The proxy should be drafted through close collaboration between management and the full board, with each committee validating that its section accurately describes real processes and meetings. Boards should replace generic language with specific examples of how directors review financial statements, challenge strategic assumptions and manage executive compensation. This alignment between words and actions is now a core test of governance quality for large issuers.
When does settlement with activists become a strategic advantage rather than a defeat ?
Settlement becomes strategically valuable when the board has pre defined red lines and uses negotiation to upgrade skills, strengthen independent oversight and clarify governance structures. By agreeing to add qualified directors or adjust certain committees while protecting the integrity of audit, compensation and overall risk oversight, the board can emerge stronger. In such cases, settlement is not a capitulation but a disciplined application of boardroom strategy under pressure.
How should the board prepare for a potential failed say on pay vote ?

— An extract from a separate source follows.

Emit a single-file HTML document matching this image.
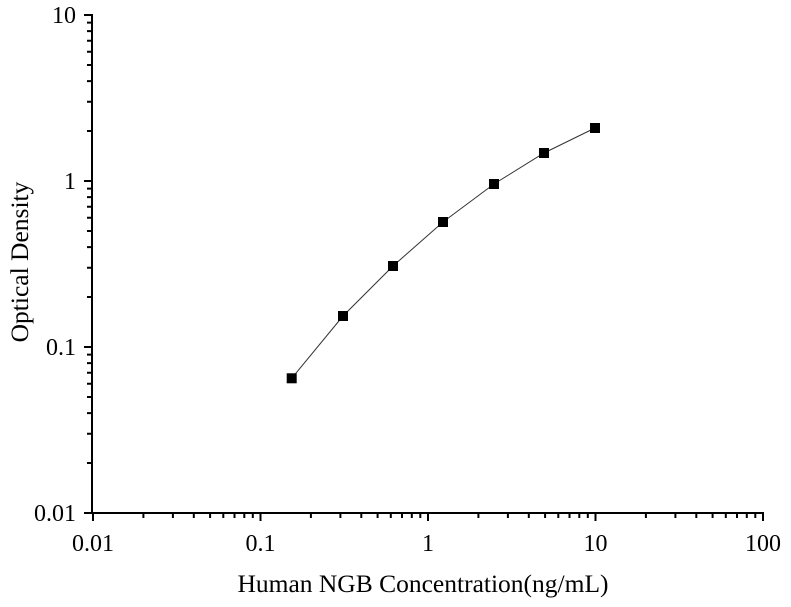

The compensation committee should run scenario planning and communication rehearsals well before proxy season, including how it will respond if say on pay support drops significantly. This preparation should cover potential changes to pay design, enhanced disclosure on performance metrics and direct engagement with key investors by both directors and the chief executive. Treating say on pay as a strategic signal rather than a narrow vote helps the full board integrate compensation oversight into broader practices for governance and risk management.
Key case study: Disney–Trian proxy contest
In 2023–2024, The Walt Disney Company faced an activist campaign led by Trian Partners that challenged board performance, capital allocation and succession planning. Trian nominated directors, criticized Disney’s strategic decisions and used the company’s own proxy disclosures to argue that the board had not delivered sufficient value to shareholders.
Disney’s board responded with an intensive engagement program, including direct outreach by independent directors to major investors, detailed proxy materials explaining board oversight of strategy and capital deployment, and public letters reinforcing the company’s long term plan. The board also highlighted recent refreshment moves, including the addition of directors with media, technology and consumer expertise.
At the 2024 annual meeting, shareholders ultimately backed Disney’s slate, and Trian’s nominees were not elected. Public SEC filings, proxy statements and investor presentations from both Disney and Trian show how board composition, committee oversight and year round engagement shaped the outcome. The episode illustrates how a prepared board can use governance practices, transparent communication and targeted refreshment to withstand a high profile activist challenge.